The calculator first finds wheel RPM from road speed and tire circumference, then works backward to the drivetrain ratio: final drive = engine rpm / wheel rpm / (gear x transfer).

Use the engine RPM calculator to check an existing axle ratio, or the torque converter slip calculator when measured RPM is higher than the locked mechanical value.

Worked example

Verified against the live calculator

A 26 in tire at 65 mph turns about 840 rpm. With a 0.75 overdrive and 2,500 rpm cruise target, the required final drive is about 3.97:1.

Frequently asked questions

How do you calculate final drive ratio?

Calculate wheel RPM from road speed and tire circumference, divide target engine RPM by wheel RPM to get overall ratio, then divide by transmission and transfer-case ratio.

Is final drive ratio the same as axle ratio?

For most rear-drive and axle-based setups, yes.

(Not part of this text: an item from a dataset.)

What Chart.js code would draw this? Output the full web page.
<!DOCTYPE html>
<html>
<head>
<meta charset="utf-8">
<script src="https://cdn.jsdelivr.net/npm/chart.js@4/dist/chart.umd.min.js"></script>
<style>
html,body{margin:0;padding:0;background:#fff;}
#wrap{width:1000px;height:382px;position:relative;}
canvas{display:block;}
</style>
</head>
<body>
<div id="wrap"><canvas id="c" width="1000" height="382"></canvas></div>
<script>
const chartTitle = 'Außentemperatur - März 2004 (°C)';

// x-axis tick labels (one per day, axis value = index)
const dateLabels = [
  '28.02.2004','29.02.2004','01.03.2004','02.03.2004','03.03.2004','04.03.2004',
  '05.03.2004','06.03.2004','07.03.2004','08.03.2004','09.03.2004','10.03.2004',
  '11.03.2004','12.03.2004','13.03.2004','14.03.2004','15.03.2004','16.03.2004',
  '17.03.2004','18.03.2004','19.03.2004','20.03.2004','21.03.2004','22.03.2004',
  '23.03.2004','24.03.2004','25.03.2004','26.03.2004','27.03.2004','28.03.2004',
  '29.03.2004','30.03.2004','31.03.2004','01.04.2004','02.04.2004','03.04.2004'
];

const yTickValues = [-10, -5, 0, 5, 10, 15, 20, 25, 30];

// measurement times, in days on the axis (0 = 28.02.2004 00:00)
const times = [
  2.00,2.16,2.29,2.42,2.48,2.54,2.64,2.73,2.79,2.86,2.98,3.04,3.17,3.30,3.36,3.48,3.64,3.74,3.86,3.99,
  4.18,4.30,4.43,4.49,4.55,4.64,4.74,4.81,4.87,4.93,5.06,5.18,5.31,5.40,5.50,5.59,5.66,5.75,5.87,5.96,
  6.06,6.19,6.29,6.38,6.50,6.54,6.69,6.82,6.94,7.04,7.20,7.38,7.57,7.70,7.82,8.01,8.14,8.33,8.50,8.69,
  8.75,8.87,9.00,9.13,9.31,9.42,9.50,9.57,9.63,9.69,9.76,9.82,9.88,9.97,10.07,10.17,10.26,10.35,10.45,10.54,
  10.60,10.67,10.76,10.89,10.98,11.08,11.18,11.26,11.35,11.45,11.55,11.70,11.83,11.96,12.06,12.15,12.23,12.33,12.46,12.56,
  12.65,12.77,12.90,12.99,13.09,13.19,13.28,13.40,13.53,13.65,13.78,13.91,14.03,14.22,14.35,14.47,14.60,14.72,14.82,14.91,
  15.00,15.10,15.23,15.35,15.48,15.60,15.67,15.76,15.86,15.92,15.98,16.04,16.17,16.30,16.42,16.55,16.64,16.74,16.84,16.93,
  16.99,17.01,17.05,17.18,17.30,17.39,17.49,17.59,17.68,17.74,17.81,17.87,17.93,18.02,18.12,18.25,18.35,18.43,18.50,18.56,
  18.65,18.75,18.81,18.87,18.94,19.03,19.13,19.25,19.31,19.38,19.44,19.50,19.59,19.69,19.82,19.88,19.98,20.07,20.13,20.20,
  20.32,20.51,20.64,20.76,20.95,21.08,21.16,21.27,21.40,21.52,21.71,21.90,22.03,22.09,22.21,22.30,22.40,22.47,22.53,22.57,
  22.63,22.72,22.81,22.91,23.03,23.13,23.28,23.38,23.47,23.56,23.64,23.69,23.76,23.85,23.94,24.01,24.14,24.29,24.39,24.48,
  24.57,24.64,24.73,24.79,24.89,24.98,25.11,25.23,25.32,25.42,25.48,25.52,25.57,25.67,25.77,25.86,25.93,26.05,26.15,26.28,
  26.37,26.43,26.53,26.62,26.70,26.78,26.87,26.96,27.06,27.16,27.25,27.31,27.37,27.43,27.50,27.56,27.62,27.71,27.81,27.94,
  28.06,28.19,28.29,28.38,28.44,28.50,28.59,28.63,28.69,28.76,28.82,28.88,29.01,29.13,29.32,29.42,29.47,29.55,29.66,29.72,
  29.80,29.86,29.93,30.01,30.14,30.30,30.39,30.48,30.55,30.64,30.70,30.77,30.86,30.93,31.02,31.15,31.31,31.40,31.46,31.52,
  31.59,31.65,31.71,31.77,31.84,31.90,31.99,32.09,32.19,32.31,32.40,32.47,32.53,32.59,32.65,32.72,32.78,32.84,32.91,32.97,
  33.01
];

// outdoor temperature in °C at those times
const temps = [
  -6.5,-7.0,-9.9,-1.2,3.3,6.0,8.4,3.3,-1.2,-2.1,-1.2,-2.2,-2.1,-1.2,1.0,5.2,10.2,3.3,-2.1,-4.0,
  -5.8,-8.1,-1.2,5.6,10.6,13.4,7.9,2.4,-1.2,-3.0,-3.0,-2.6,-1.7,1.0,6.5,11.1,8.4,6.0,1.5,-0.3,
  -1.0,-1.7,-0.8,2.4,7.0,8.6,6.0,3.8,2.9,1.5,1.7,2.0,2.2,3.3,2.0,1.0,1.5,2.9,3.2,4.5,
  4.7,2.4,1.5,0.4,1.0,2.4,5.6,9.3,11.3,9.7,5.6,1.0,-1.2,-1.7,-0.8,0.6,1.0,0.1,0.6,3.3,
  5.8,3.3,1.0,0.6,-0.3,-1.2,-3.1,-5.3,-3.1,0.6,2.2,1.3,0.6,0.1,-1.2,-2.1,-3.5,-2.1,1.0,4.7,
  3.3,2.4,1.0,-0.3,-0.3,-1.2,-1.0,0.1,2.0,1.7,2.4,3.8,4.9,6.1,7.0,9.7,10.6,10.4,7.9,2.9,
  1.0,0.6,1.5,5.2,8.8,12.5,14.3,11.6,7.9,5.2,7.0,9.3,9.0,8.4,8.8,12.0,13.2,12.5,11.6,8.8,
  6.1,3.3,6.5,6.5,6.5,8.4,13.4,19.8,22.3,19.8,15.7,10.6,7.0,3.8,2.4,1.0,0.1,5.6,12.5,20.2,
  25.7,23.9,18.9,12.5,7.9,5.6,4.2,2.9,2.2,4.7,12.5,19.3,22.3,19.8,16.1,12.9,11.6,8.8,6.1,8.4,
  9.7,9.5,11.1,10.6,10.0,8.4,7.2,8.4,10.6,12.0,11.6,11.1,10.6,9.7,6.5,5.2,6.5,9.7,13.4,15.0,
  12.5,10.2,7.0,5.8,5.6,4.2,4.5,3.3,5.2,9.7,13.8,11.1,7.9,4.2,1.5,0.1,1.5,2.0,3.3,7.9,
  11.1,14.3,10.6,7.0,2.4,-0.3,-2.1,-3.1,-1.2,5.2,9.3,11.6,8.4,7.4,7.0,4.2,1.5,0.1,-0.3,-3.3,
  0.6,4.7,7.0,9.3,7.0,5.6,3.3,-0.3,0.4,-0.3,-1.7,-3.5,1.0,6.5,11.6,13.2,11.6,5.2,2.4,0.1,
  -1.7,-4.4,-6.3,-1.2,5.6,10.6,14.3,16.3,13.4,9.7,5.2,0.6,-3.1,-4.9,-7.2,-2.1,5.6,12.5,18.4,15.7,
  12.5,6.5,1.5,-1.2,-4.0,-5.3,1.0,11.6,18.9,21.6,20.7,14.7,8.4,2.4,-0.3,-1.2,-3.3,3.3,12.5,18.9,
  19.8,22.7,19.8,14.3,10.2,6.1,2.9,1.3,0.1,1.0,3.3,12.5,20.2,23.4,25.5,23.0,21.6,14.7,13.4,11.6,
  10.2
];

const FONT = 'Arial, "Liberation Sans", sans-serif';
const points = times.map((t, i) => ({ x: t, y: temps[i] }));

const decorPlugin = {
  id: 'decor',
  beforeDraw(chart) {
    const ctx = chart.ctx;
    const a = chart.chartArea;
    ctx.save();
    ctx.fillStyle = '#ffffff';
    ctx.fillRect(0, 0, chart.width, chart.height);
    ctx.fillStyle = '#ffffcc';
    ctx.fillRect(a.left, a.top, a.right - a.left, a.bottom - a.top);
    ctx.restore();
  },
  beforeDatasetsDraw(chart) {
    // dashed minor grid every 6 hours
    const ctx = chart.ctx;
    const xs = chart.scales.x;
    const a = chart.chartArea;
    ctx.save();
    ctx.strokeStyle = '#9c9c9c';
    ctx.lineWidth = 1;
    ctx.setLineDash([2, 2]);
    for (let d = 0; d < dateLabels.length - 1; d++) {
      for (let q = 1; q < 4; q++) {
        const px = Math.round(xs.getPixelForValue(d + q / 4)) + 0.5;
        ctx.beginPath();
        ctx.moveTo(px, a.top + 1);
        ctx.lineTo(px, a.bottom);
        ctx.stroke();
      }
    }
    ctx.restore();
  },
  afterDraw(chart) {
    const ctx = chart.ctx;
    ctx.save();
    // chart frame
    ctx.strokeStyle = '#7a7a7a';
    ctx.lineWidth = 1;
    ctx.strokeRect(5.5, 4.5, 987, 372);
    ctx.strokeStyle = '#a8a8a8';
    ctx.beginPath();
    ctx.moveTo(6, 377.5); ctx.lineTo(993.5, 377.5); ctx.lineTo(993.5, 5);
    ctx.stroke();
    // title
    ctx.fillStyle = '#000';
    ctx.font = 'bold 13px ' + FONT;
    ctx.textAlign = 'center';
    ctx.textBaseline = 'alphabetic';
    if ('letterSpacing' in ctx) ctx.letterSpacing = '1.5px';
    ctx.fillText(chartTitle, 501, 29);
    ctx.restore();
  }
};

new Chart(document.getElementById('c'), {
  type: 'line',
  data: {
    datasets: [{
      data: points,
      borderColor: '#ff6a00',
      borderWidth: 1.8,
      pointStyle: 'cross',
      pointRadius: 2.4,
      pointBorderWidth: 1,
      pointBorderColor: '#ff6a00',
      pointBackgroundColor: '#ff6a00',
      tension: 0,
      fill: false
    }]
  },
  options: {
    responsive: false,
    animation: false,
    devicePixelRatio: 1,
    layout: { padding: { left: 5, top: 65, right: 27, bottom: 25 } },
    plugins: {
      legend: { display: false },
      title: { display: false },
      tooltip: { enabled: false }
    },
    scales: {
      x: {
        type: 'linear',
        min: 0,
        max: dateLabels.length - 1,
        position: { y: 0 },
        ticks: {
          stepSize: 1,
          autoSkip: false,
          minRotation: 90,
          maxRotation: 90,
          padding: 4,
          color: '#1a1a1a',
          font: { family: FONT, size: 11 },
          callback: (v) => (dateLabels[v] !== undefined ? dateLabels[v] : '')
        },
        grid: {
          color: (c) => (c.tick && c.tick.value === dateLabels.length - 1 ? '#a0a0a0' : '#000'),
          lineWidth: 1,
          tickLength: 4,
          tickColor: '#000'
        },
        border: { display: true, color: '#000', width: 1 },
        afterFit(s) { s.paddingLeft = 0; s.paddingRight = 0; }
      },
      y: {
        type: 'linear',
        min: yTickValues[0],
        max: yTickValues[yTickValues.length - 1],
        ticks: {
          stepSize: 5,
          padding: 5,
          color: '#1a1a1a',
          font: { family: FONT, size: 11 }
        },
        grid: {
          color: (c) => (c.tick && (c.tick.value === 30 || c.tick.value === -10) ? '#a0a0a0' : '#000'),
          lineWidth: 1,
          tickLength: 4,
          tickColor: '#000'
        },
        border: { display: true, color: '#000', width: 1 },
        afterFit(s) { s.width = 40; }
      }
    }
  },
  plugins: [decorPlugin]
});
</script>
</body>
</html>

Transaxles may use final drive terminology instead of axle ratio.

Should I use tire diameter or revs per mile?

Measured tire revs per mile is best for precision. Tire diameter is a useful first-pass input.

Does this include torque converter slip?

No. It assumes the drivetrain is locked with no clutch or converter slip.

Method & assumptions

  • Assumes no clutch slip, torque-converter slip, tire growth or rolling-radius change.
  • Measured tire revs per mile is better than nominal tire diameter for final calibration.